┌──
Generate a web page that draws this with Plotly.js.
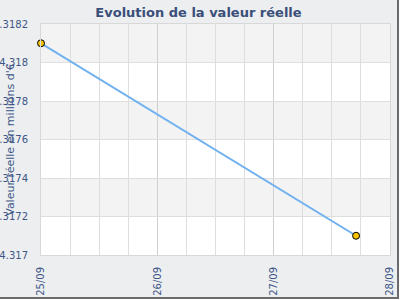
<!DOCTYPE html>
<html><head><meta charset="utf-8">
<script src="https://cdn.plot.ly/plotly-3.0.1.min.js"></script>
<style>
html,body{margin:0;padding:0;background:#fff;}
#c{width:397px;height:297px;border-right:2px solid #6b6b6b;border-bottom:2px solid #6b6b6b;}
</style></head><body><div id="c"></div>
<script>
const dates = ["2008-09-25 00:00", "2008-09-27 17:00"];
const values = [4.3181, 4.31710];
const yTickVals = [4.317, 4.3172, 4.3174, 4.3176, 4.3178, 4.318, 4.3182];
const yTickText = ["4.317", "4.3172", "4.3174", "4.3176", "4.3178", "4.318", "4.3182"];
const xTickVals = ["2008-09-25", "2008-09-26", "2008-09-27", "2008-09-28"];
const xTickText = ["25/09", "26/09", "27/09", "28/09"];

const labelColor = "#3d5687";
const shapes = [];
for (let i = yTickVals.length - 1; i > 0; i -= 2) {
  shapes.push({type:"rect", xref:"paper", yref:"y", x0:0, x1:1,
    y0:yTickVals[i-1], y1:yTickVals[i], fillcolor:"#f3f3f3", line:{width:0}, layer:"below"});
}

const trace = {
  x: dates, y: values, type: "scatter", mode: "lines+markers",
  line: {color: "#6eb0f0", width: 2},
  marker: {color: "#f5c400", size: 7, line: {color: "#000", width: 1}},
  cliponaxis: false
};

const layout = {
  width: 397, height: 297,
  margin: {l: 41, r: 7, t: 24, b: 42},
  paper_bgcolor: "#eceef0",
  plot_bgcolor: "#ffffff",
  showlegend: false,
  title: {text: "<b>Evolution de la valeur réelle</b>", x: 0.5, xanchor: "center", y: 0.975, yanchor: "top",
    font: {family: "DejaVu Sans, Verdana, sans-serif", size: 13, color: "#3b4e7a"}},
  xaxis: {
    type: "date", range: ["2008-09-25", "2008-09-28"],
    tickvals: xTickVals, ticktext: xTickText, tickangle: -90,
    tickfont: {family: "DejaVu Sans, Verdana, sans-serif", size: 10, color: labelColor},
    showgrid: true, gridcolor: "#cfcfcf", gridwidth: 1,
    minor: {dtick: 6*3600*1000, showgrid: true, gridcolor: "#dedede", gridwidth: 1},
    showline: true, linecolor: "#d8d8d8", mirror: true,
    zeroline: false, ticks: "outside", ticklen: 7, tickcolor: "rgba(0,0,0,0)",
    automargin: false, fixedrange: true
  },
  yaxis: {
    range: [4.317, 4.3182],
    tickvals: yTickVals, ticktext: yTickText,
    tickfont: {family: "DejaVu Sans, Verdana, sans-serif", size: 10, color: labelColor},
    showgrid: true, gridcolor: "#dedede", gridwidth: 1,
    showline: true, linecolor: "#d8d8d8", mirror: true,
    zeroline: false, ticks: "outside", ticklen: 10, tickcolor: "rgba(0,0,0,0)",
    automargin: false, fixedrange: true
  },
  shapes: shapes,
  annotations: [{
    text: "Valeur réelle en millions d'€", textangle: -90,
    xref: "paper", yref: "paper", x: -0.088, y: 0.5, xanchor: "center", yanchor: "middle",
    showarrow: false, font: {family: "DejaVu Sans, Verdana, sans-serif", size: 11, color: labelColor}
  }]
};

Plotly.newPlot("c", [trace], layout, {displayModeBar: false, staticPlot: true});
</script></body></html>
└──
WHAT TO WORK ON » Go through the listing above and quote it exactly, apart from its images.

COMPLETE ANSWER »
Generate a web page that draws this with Plotly.js.
<!DOCTYPE html>
<html><head><meta charset="utf-8">
<script src="https://cdn.plot.ly/plotly-3.0.1.min.js"></script>
<style>
html,body{margin:0;padding:0;background:#fff;}
#c{width:397px;height:297px;border-right:2px solid #6b6b6b;border-bottom:2px solid #6b6b6b;}
</style></head><body><div id="c"></div>
<script>
const dates = ["2008-09-25 00:00", "2008-09-27 17:00"];
const values = [4.3181, 4.31710];
const yTickVals = [4.317, 4.3172, 4.3174, 4.3176, 4.3178, 4.318, 4.3182];
const yTickText = ["4.317", "4.3172", "4.3174", "4.3176", "4.3178", "4.318", "4.3182"];
const xTickVals = ["2008-09-25", "2008-09-26", "2008-09-27", "2008-09-28"];
const xTickText = ["25/09", "26/09", "27/09", "28/09"];

const labelColor = "#3d5687";
const shapes = [];
for (let i = yTickVals.length - 1; i > 0; i -= 2) {
  shapes.push({type:"rect", xref:"paper", yref:"y", x0:0, x1:1,
    y0:yTickVals[i-1], y1:yTickVals[i], fillcolor:"#f3f3f3", line:{width:0}, layer:"below"});
}

const trace = {
  x: dates, y: values, type: "scatter", mode: "lines+markers",
  line: {color: "#6eb0f0", width: 2},
  marker: {color: "#f5c400", size: 7, line: {color: "#000", width: 1}},
  cliponaxis: false
};

const layout = {
  width: 397, height: 297,
  margin: {l: 41, r: 7, t: 24, b: 42},
  paper_bgcolor: "#eceef0",
  plot_bgcolor: "#ffffff",
  showlegend: false,
  title: {text: "<b>Evolution de la valeur réelle</b>", x: 0.5, xanchor: "center", y: 0.975, yanchor: "top",
    font: {family: "DejaVu Sans, Verdana, sans-serif", size: 13, color: "#3b4e7a"}},
  xaxis: {
    type: "date", range: ["2008-09-25", "2008-09-28"],
    tickvals: xTickVals, ticktext: xTickText, tickangle: -90,
    tickfont: {family: "DejaVu Sans, Verdana, sans-serif", size: 10, color: labelColor},
    showgrid: true, gridcolor: "#cfcfcf", gridwidth: 1,
    minor: {dtick: 6*3600*1000, showgrid: true, gridcolor: "#dedede", gridwidth: 1},
    showline: true, linecolor: "#d8d8d8", mirror: true,
    zeroline: false, ticks: "outside", ticklen: 7, tickcolor: "rgba(0,0,0,0)",
    automargin: false, fixedrange: true
  },
  yaxis: {
    range: [4.317, 4.3182],
    tickvals: yTickVals, ticktext: yTickText,
    tickfont: {family: "DejaVu Sans, Verdana, sans-serif", size: 10, color: labelColor},
    showgrid: true, gridcolor: "#dedede", gridwidth: 1,
    showline: true, linecolor: "#d8d8d8", mirror: true,
    zeroline: false, ticks: "outside", ticklen: 10, tickcolor: "rgba(0,0,0,0)",
    automargin: false, fixedrange: true
  },
  shapes: shapes,
  annotations: [{
    text: "Valeur réelle en millions d'€", textangle: -90,
    xref: "paper", yref: "paper", x: -0.088, y: 0.5, xanchor: "center", yanchor: "middle",
    showarrow: false, font: {family: "DejaVu Sans, Verdana, sans-serif", size: 11, color: labelColor}
  }]
};

Plotly.newPlot("c", [trace], layout, {displayModeBar: false, staticPlot: true});
</script></body></html>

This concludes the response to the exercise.